The lecture will be given at noon on Tuesday in the Monarch Auditorium of the Bristol Regional Medical Center.
The public is invited to attend the discussion, which will include treatment of congestive heart failure; first signs of a heart attack; the effect of genes, diet, alcohol and weight on heart disease; and heart attacks associated with athletes, a recent cause of concern after the deaths of several high school, college and professional athletes.
“We invite the general public as well as health care professionals to come hear Abraham because heart failure represents a major and growing public health concern in the United States and other developed countries,” says Dr. Raymond Massengill Jr., founding organizer of the Green lecture series and assistant dean of the James H. Quillen College of Medicine. “In fact, heart failure is the fastest growing form of cardiovascular disease in America.”
Massengill emphasizes that this lecture is not just for those involved in cardiology. “Physicians of any field, even audiology or allied health, as well as the lay public, will profit from hearing Dr. Abraham. He is a recognized authority in this field, and his lectures have been well received by a number of diversified audiences,” she said.

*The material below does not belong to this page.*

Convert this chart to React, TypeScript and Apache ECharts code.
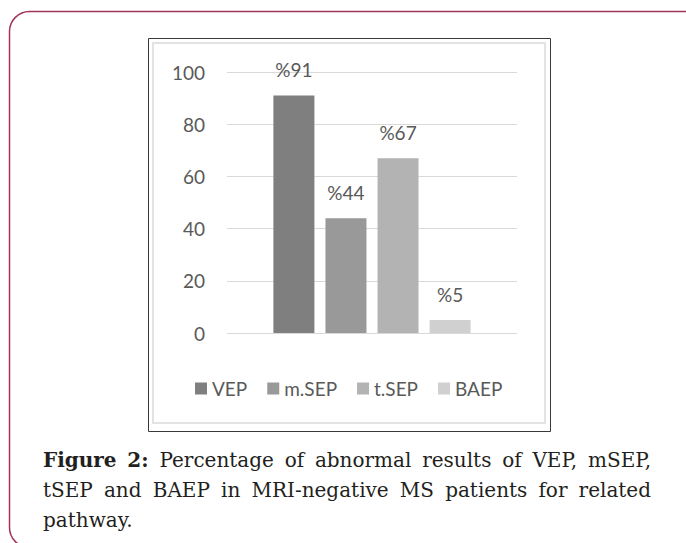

Abraham is the Gill Professor of Preventive Cardiology, professor of medicine and chief of the Division of Cardiovascular Medicine, co-director of the Linda and Jack Gill Heart Institute, and director of the Section of Heart Failure and Transplantation at the University of Kentucky’s College of Medicine in Lexington.
The lecture will also focus on the improving prognosis for heart failure patients, as advanced technologies allow heart failure to be treated as a chronic disease rather than a terminal illness.